What's Happening?
Buy-now-pay-later (BNPL) services have rapidly expanded in the United States, reaching 91.5 million users, according to Empower. A significant portion of these users, 25%, are utilizing BNPL to finance
essential purchases like groceries, indicating financial strain among consumers. The default rates for BNPL users are increasing, with 42% making at least one late payment in 2025, up from previous years. This trend is causing concern among industry experts, including Nigel Morris, co-founder of Capital One, who warns of potential financial instability. BNPL loans are often not reported to credit bureaus, creating 'phantom debt' that obscures the true financial situation of borrowers. This lack of visibility could lead to broader financial distress, reminiscent of the conditions preceding the 2008 financial crisis.
Why It's Important?
The expansion of BNPL services highlights a growing reliance on installment debt among consumers, particularly those with lower credit scores. This trend poses a risk to financial stability, as it may lead to increased defaults and financial distress. The lack of reporting to credit bureaus means that other lenders cannot assess the full extent of a borrower's debt, potentially leading to a cascade of defaults across various credit products. The situation is exacerbated by regulatory changes under the Trump administration, which rolled back protections for BNPL transactions. As BNPL becomes embedded in financial infrastructure, traditional banks and fintech companies are increasingly adopting these services, further integrating them into the economy. The potential for systemic risk is significant, as BNPL stress could spill over into other consumer credit products, affecting broader economic stability.
What's Next?
Regulatory responses to the BNPL expansion are varied, with states like New York imposing licensing requirements on BNPL companies. However, state-by-state regulation creates a patchwork that may be navigated by sophisticated financial firms. The Consumer Financial Protection Bureau (CFPB) has shifted its stance on BNPL regulation, with recent reports suggesting that first-time borrowers are repaying loans at high rates. Despite this, the broader user base shows concerning default rates, indicating a need for more comprehensive oversight. The potential for BNPL to expand into business-to-business lending further complicates the landscape, as it could lead to increased debt accumulation among small businesses.
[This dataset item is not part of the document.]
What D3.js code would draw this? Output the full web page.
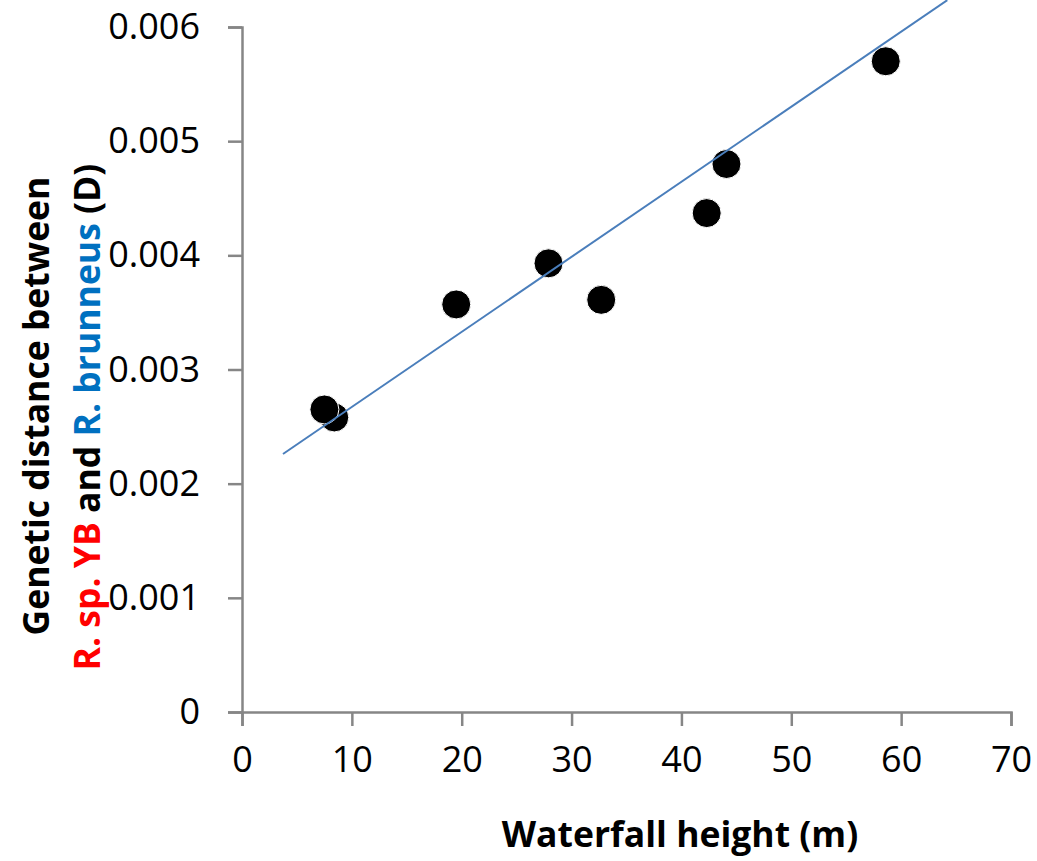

Monitoring and regulation of BNPL services will be crucial to prevent a repeat of past financial crises.
Beyond the Headlines
The ethical implications of BNPL expansion are significant, as these services target vulnerable populations who may struggle with debt repayment. The business model of BNPL companies often relies on keeping consumers in debt, rather than helping them build credit scores. This raises questions about the moral responsibility of lenders in consumer finance. Additionally, the integration of BNPL into everyday financial transactions, such as through Apple Pay and Google Pay, makes it easier for consumers to accumulate debt without realizing the long-term consequences. As BNPL becomes more prevalent, the need for transparency and consumer education becomes critical to ensure that borrowers understand the risks involved.